Reproduce the records below exactly as they appear, omitting any pictures they contain.

Code that draws figures =
··········
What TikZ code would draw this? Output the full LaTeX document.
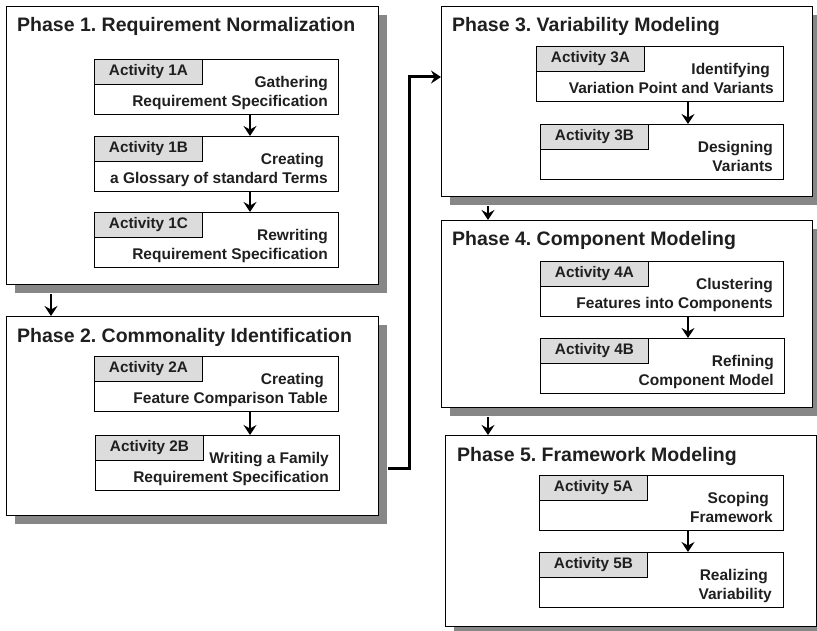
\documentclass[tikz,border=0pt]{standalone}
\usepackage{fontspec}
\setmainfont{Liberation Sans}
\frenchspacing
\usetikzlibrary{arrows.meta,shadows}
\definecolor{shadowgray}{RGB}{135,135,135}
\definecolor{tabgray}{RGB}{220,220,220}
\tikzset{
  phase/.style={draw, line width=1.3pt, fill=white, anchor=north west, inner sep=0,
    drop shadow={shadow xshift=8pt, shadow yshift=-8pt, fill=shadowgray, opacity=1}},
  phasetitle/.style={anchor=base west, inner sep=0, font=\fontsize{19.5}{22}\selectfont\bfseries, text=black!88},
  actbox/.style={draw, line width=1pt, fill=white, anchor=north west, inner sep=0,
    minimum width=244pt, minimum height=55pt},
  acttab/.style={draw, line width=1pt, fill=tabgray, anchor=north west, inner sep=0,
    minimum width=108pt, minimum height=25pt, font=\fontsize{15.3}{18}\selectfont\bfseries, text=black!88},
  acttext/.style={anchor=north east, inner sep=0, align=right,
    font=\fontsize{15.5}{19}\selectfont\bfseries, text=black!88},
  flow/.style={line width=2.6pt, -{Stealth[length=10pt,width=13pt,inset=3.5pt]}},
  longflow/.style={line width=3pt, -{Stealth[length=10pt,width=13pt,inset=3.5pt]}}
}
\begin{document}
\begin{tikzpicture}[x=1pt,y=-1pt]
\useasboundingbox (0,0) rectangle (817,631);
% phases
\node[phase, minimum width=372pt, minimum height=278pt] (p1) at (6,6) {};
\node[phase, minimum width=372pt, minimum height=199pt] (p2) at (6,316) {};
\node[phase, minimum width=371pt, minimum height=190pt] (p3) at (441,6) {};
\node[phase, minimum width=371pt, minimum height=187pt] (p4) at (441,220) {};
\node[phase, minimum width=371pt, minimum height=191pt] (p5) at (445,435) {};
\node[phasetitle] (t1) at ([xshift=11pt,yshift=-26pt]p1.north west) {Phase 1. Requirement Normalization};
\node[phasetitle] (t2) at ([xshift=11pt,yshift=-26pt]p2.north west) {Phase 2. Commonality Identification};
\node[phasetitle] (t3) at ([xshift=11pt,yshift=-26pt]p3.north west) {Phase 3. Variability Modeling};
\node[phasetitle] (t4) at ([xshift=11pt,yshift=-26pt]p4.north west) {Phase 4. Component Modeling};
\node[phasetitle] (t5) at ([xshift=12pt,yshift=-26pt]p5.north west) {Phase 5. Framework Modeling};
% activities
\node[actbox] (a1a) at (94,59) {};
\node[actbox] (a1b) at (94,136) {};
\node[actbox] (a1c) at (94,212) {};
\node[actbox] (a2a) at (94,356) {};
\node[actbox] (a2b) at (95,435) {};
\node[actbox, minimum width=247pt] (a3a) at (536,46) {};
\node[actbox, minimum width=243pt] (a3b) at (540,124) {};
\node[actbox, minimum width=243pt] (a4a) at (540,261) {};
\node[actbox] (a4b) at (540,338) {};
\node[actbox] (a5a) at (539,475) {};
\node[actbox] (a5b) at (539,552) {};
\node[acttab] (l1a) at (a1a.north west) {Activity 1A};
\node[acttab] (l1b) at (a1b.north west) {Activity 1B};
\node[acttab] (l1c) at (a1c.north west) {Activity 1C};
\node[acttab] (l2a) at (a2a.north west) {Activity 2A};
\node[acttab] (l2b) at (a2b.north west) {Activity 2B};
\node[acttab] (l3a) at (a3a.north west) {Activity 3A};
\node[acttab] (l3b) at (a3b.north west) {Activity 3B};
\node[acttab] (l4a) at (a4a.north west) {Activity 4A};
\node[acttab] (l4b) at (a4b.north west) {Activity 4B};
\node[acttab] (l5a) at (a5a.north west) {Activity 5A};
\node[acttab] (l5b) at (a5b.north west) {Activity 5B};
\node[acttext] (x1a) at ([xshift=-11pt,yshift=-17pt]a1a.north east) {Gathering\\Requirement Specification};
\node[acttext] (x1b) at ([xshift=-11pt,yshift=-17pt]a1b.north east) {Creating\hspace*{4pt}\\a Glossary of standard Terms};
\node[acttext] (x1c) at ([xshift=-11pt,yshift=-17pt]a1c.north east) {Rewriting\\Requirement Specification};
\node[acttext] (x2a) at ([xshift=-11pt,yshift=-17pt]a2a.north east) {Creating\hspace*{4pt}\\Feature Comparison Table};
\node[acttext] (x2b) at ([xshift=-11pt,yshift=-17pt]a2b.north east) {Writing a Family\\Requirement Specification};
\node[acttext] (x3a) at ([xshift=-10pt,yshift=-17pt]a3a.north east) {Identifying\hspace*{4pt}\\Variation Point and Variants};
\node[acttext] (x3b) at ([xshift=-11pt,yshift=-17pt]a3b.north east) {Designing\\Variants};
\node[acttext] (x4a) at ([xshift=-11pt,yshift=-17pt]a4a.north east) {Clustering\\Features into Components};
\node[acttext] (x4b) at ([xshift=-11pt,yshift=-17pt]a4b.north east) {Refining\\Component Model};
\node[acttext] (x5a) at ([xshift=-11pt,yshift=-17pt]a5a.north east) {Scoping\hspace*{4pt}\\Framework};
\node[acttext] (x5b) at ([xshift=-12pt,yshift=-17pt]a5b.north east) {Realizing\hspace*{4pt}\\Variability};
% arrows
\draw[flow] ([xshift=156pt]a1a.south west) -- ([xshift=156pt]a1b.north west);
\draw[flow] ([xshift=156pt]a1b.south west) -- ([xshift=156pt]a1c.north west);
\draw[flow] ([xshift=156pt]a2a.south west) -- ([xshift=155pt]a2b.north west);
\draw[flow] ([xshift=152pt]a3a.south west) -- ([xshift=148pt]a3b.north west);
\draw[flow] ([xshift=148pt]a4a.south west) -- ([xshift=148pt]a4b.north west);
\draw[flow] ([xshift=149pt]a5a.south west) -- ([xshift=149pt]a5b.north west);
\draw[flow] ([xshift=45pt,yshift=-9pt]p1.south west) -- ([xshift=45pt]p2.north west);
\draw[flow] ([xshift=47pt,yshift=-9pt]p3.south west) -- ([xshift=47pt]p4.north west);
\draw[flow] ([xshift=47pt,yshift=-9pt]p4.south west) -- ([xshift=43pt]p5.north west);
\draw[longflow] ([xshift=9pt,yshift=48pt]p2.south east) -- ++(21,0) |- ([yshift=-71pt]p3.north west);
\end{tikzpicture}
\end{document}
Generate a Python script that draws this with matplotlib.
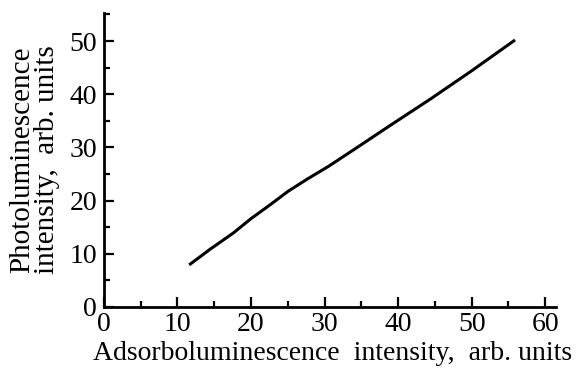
··········
Answer for the task =
What TikZ code would draw this? Output the full LaTeX document.
\documentclass[tikz,border=0pt]{standalone}
\usepackage{fontspec}
\setmainfont{Liberation Sans}
\frenchspacing
\usetikzlibrary{arrows.meta,shadows}
\definecolor{shadowgray}{RGB}{135,135,135}
\definecolor{tabgray}{RGB}{220,220,220}
\tikzset{
  phase/.style={draw, line width=1.3pt, fill=white, anchor=north west, inner sep=0,
    drop shadow={shadow xshift=8pt, shadow yshift=-8pt, fill=shadowgray, opacity=1}},
  phasetitle/.style={anchor=base west, inner sep=0, font=\fontsize{19.5}{22}\selectfont\bfseries, text=black!88},
  actbox/.style={draw, line width=1pt, fill=white, anchor=north west, inner sep=0,
    minimum width=244pt, minimum height=55pt},
  acttab/.style={draw, line width=1pt, fill=tabgray, anchor=north west, inner sep=0,
    minimum width=108pt, minimum height=25pt, font=\fontsize{15.3}{18}\selectfont\bfseries, text=black!88},
  acttext/.style={anchor=north east, inner sep=0, align=right,
    font=\fontsize{15.5}{19}\selectfont\bfseries, text=black!88},
  flow/.style={line width=2.6pt, -{Stealth[length=10pt,width=13pt,inset=3.5pt]}},
  longflow/.style={line width=3pt, -{Stealth[length=10pt,width=13pt,inset=3.5pt]}}
}
\begin{document}
\begin{tikzpicture}[x=1pt,y=-1pt]
\useasboundingbox (0,0) rectangle (817,631);
% phases
\node[phase, minimum width=372pt, minimum height=278pt] (p1) at (6,6) {};
\node[phase, minimum width=372pt, minimum height=199pt] (p2) at (6,316) {};
\node[phase, minimum width=371pt, minimum height=190pt] (p3) at (441,6) {};
\node[phase, minimum width=371pt, minimum height=187pt] (p4) at (441,220) {};
\node[phase, minimum width=371pt, minimum height=191pt] (p5) at (445,435) {};
\node[phasetitle] (t1) at ([xshift=11pt,yshift=-26pt]p1.north west) {Phase 1. Requirement Normalization};
\node[phasetitle] (t2) at ([xshift=11pt,yshift=-26pt]p2.north west) {Phase 2. Commonality Identification};
\node[phasetitle] (t3) at ([xshift=11pt,yshift=-26pt]p3.north west) {Phase 3. Variability Modeling};
\node[phasetitle] (t4) at ([xshift=11pt,yshift=-26pt]p4.north west) {Phase 4. Component Modeling};
\node[phasetitle] (t5) at ([xshift=12pt,yshift=-26pt]p5.north west) {Phase 5. Framework Modeling};
% activities
\node[actbox] (a1a) at (94,59) {};
\node[actbox] (a1b) at (94,136) {};
\node[actbox] (a1c) at (94,212) {};
\node[actbox] (a2a) at (94,356) {};
\node[actbox] (a2b) at (95,435) {};
\node[actbox, minimum width=247pt] (a3a) at (536,46) {};
\node[actbox, minimum width=243pt] (a3b) at (540,124) {};
\node[actbox, minimum width=243pt] (a4a) at (540,261) {};
\node[actbox] (a4b) at (540,338) {};
\node[actbox] (a5a) at (539,475) {};
\node[actbox] (a5b) at (539,552) {};
\node[acttab] (l1a) at (a1a.north west) {Activity 1A};
\node[acttab] (l1b) at (a1b.north west) {Activity 1B};
\node[acttab] (l1c) at (a1c.north west) {Activity 1C};
\node[acttab] (l2a) at (a2a.north west) {Activity 2A};
\node[acttab] (l2b) at (a2b.north west) {Activity 2B};
\node[acttab] (l3a) at (a3a.north west) {Activity 3A};
\node[acttab] (l3b) at (a3b.north west) {Activity 3B};
\node[acttab] (l4a) at (a4a.north west) {Activity 4A};
\node[acttab] (l4b) at (a4b.north west) {Activity 4B};
\node[acttab] (l5a) at (a5a.north west) {Activity 5A};
\node[acttab] (l5b) at (a5b.north west) {Activity 5B};
\node[acttext] (x1a) at ([xshift=-11pt,yshift=-17pt]a1a.north east) {Gathering\\Requirement Specification};
\node[acttext] (x1b) at ([xshift=-11pt,yshift=-17pt]a1b.north east) {Creating\hspace*{4pt}\\a Glossary of standard Terms};
\node[acttext] (x1c) at ([xshift=-11pt,yshift=-17pt]a1c.north east) {Rewriting\\Requirement Specification};
\node[acttext] (x2a) at ([xshift=-11pt,yshift=-17pt]a2a.north east) {Creating\hspace*{4pt}\\Feature Comparison Table};
\node[acttext] (x2b) at ([xshift=-11pt,yshift=-17pt]a2b.north east) {Writing a Family\\Requirement Specification};
\node[acttext] (x3a) at ([xshift=-10pt,yshift=-17pt]a3a.north east) {Identifying\hspace*{4pt}\\Variation Point and Variants};
\node[acttext] (x3b) at ([xshift=-11pt,yshift=-17pt]a3b.north east) {Designing\\Variants};
\node[acttext] (x4a) at ([xshift=-11pt,yshift=-17pt]a4a.north east) {Clustering\\Features into Components};
\node[acttext] (x4b) at ([xshift=-11pt,yshift=-17pt]a4b.north east) {Refining\\Component Model};
\node[acttext] (x5a) at ([xshift=-11pt,yshift=-17pt]a5a.north east) {Scoping\hspace*{4pt}\\Framework};
\node[acttext] (x5b) at ([xshift=-12pt,yshift=-17pt]a5b.north east) {Realizing\hspace*{4pt}\\Variability};
% arrows
\draw[flow] ([xshift=156pt]a1a.south west) -- ([xshift=156pt]a1b.north west);
\draw[flow] ([xshift=156pt]a1b.south west) -- ([xshift=156pt]a1c.north west);
\draw[flow] ([xshift=156pt]a2a.south west) -- ([xshift=155pt]a2b.north west);
\draw[flow] ([xshift=152pt]a3a.south west) -- ([xshift=148pt]a3b.north west);
\draw[flow] ([xshift=148pt]a4a.south west) -- ([xshift=148pt]a4b.north west);
\draw[flow] ([xshift=149pt]a5a.south west) -- ([xshift=149pt]a5b.north west);
\draw[flow] ([xshift=45pt,yshift=-9pt]p1.south west) -- ([xshift=45pt]p2.north west);
\draw[flow] ([xshift=47pt,yshift=-9pt]p3.south west) -- ([xshift=47pt]p4.north west);
\draw[flow] ([xshift=47pt,yshift=-9pt]p4.south west) -- ([xshift=43pt]p5.north west);
\draw[longflow] ([xshift=9pt,yshift=48pt]p2.south east) -- ++(21,0) |- ([yshift=-71pt]p3.north west);
\end{tikzpicture}
\end{document}
Generate a Python script that draws this with matplotlib.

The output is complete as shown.